『リンゴの唄』と日本の戦後
作家の片岡義男が書いた『歌謡曲が聴こえる』を読んだ。以前に出版された本だが、月刊誌『図書』に片岡がジャズやシャンソンのディスクについて連載しているので、歌謡曲についてどういう関心を持っているかが興味があった。
片岡は私より5歳年上なのでほぼ同時代といって良く、本書でとり上げた曲の大部分は私にとってもお馴染みだ。
なかには物心のつく年齢以前の曲もあるが、子どもの頃は生活の中心がラジオであり、それも一日中つけっ放しの状態だったから、歌謡曲は常に耳慣れていた。
戦後の歌謡曲が『リンゴの唄』に始まるのは衆目の一致するところだろう。敗戦からわずか3か月後の昭和45年11月に映画『そよかぜ』が公開され、その主題歌として『リンゴの唄』が作られた。
『そよかぜ』はGHQ(実質は米軍)が検閲許可した日本映画の第1号で、『リンゴの唄』も検閲許可されたものだ。
映画『そよかぜ』は、元々は終戦間際の戦意高揚映画『百万人の合唱』として制作されたものだったが、こちらは当時の軍部の検閲に撥ねられ公開されずに終わっていた。その原因としてサトウハチローが書いた主題歌の作詞が、時局に相応しくないとされたようだ。
映画会社『松竹』は、お蔵入りだった『そよかぜ』をそっくり戦後の物語に改め、GHQの検閲に引っかからぬよう細心の注意を払って作り直した。一億総玉砕から一億総懺悔へ、軍国主義から民主主義への大転換に時流に乗ったわけだ。
主題歌『リンゴの唄』の作詞はサトウハチローだが、これは映画『百万人の合唱』の主題歌の歌詞をそのまま使ったもののようだ(異説あり)。片岡によれば、この詩には戦時中に犠牲になった多くの子どもたちへの鎮魂の意味が込められているという。
作曲は万城目正。
歌手は並木路子だが、レコードの吹き込みは霧島昇とのデュエットだ。
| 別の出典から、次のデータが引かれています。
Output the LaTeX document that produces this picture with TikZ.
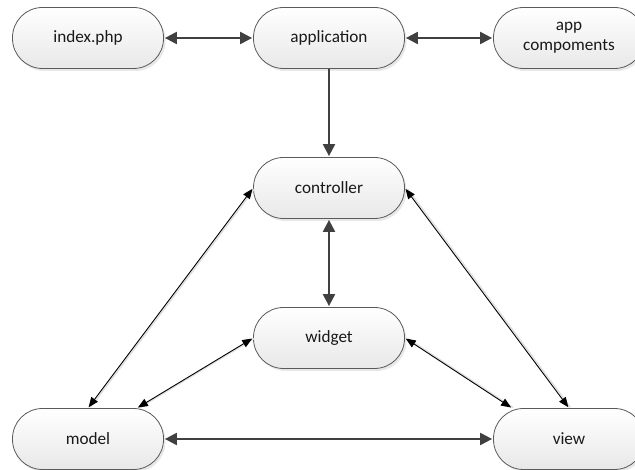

これは霧島が強く希望したもので、コロムビアレコードとしても霧島の要望は受け容れざるを得なかったのだろう。
並木路子は松竹歌劇団(SKD)の団員として、兵士の慰問活動を行っていた。東京大空襲の際は東京の自宅で被災し、母親は死亡。彼女は火に追われて隅田川に飛び込んだが泳ぎが出来ず溺れていたところを助けられた。兄は出征したまま死亡している。
そんな状況の中でのレコーディングは並木にとって辛い思いがあったのだろう。万城目正から何度も「もっと明るく歌うように」という指示が繰り返されたという。
かくして行進曲風の明るい歌でありながら、どこかもの悲しい部分をも感じさせるこの曲は空前の大ヒットとなった。
『リンンゴの唄』は、その制作過程から作詞作曲家や歌手の人生そのものを反映したものであり、戦後日本の大転換を象徴した作品となっている。